Raven-Symone Says Harriet Tubman Shouldn’t Be on the 20 Dollar Bill
Great news for fans of equal representation! There's a campaign to get an American woman on the face of a paper bill — since women constitute roughly half of this country's population, and many of them have made important contributions to society — and it just reached an important milestone. Are you excited? Well calm down, because the women of The View are here to leach your joy with a pointless debate.
According to the Women on 20s organization's website, "Over a period of 10 weeks, more than 600,000 people cast votes and Harriet Tubman emerged as the winner." Now the group has petitioned President Obama to "instruct Secretary of the Treasury Jacob Lew to use his authority to make this change in time to have a new bill in circulation before the 100th anniversary of women’s suffrage in 2020." Harriet Tubman's actions as an abolitionist have had a hugely positive impact on our social history, so this all makes sense us.
It makes less sense to Raven-Symone. The View guest host voiced her issues with the poll winner on Wednesday (May 13), saying, "No offense to everyone who's going to be mad at me for saying this: I don't like that idea." The That's So Raven alum tried to clarify her remarks with, "I think we need to move a little bit more forward."

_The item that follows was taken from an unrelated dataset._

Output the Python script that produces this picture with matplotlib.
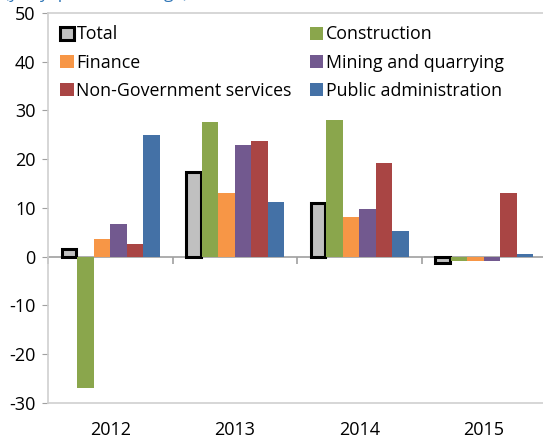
import numpy as np
import matplotlib.pyplot as plt

years = ['2012', '2013', '2014', '2015']
series = ['Total', 'Construction', 'Finance', 'Mining and quarrying',
          'Non-Government services', 'Public administration']

total = [1.6, 17.3, 11.0, -1.2]
construction = [-27.0, 27.6, 28.0, -0.8]
finance = [3.7, 13.1, 8.2, -0.8]
mining = [6.7, 23.0, 9.7, -0.8]
nongov = [2.6, 23.8, 19.2, 13.1]
public = [25.0, 11.3, 5.3, 0.5]

values = [total, construction, finance, mining, nongov, public]
colors = ['#C0C0C0', '#8AA64C', '#F79646', '#72598F', '#A94544', '#4471A6']

plt.rcParams['font.family'] = ['Open Sans', 'DejaVu Sans']
plt.rcParams['axes.unicode_minus'] = False

fig = plt.figure(figsize=(5.43, 4.43), dpi=100)
ax = fig.add_axes([0.0885, 0.0903, 0.917, 0.8804])

x = np.arange(len(years))
w = 0.133
bars = []
for i, (name, vals, c) in enumerate(zip(series, values, colors)):
    off = (i - 2.5) * w
    if name == 'Total':
        b = ax.bar(x + off, vals, w * 0.88, color=c, edgecolor='black',
                   linewidth=2.2, label=name, zorder=3)
    else:
        b = ax.bar(x + off, vals, w, color=c, edgecolor='none', label=name, zorder=3)
    bars.append(b)

ax.set_xlim(-0.5, 3.5)
ax.set_ylim(-30, 50)
ax.set_yticks(range(-30, 51, 10))
ax.set_xticks(x)
ax.set_xticklabels(years)
ax.tick_params(axis='x', length=0, labelsize=13, pad=13)
ax.tick_params(axis='y', length=4, color='#A0A0A0', labelsize=13, pad=5)

for s in ax.spines.values():
    s.set_color('#D0D0D0')
    s.set_linewidth(1.2)
ax.spines['right'].set_visible(False)

# zero axis with category separators
sec = ax.secondary_xaxis(0, transform=ax.transData)
sec.set_xticks([-0.5, 0.5, 1.5, 2.5, 3.5])
sec.set_xticklabels([])
sec.tick_params(length=5, color='#A0A0A0', width=1.2)
sec.spines['bottom'].set_color('#A0A0A0')
sec.spines['bottom'].set_linewidth(1.2)

# legend fills by column, so reorder to match rows
order = [0, 2, 4, 1, 3, 5]
leg = ax.legend([bars[k] for k in order], [series[k] for k in order],
                loc='upper left', ncol=2, frameon=False, fontsize=12.8,
                handlelength=0.75, handleheight=0.75, handletextpad=0.15,
                columnspacing=1.0, labelspacing=0.58, borderaxespad=0.3,
                bbox_to_anchor=(0.0, 1.0))

fig.text(0.008, 1 + 2.5 / 443, '(y-o-y, percent change)', color='#2E75B6',
         fontsize=12.5, va='baseline', ha='left')

fig.savefig('out.png', dpi=100)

Perhaps already sensing she'd come under fire for her hot take, Raven tried to dig herself out: "Let me just preface [by saying], I understand the history. I get it, trust me. I was taught, I'm in that culture. But there's also Wilma Mankiller, there's also Rosa Parks, Eleanor Roosevelt, and Harriet Tubman." The women Raven name-checks were also candidates in the poll.
After saying she would prefer Rosa Parks, or "someone that is closer to the progression that we're doing now," Raven went on a somewhat hard-to-follow tangent on history repeating itself, before closing with the always well-received "no offense!" The women of the roundtable manage to agree that *A* human woman should definitely be on paper currency (in addition to their representation via those unreasonably heavy Sacagawea coins that nobody ever uses). Molly Sims seemed to come around to Raven's Rosa Parks argument by the end, and then they lightened the mood with a Whoopi Goldberg-related visual gag. You can watch the entire exchange here.

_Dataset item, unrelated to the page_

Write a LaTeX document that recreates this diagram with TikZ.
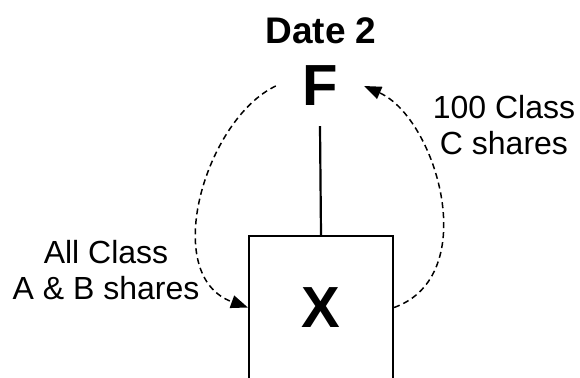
\documentclass[tikz,border=0pt]{standalone}
\usepackage{fontspec}
\setmainfont{Liberation Sans}
\usetikzlibrary{arrows.meta}

\begin{document}
\begin{tikzpicture}[x=1pt, y=-1pt,
        flow/.style={dash pattern=on 6pt off 4pt, line width=1.5pt, -{Triangle[length=17pt, width=13pt]}},
        lbl/.style={align=center, font=\fontsize{32}{36}\selectfont},
        big/.style={font=\bfseries\fontsize{58}{60}\selectfont, inner sep=0pt}]
        \useasboundingbox (0, 0) rectangle (580, 377);
        \clip (0, 0) rectangle (580, 377);
        % Date 2
        \node[font=\bfseries\fontsize{37}{40}\selectfont] (date) at (321, 30.5) {Date 2};
        \node[big, minimum width=88pt, minimum height=80pt] (F) at (320, 86) {F};
        \node[big, draw, line width=2.2pt, minimum width=144pt, minimum height=143pt] (X) at (321, 307.5) {X};
        \node[lbl] (AB) at (106, 270) {All Class\\A \& B shares};
        \node[lbl] (C) at (504, 125) {100 Class\\C shares};

        \draw[line width=2.2pt] (F.south) -- (X.north);
        \draw[flow] (F.west) .. controls +(-70, 33) and +(-89, -32) .. (X.west);
        \draw[flow] (X.east) .. controls +(89, -32) and +(72, 32) .. (F.east);
    \end{tikzpicture}
\end{document}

Here's the thing: Sidestepping the extremely thorny issues regarding which history-making African-American woman is more deserving (they all are deserving), it's kind of a bummer that in 2015 there's still this persistent there-can-be-only-one mentality when it comes to female recognition in America. As misguided as Raven's stand may have been, the debate points to two larger questions: Why don't we have a woman on the $20 already, and will we ever run out of weirdly degrading ways to compare incredible women to each other?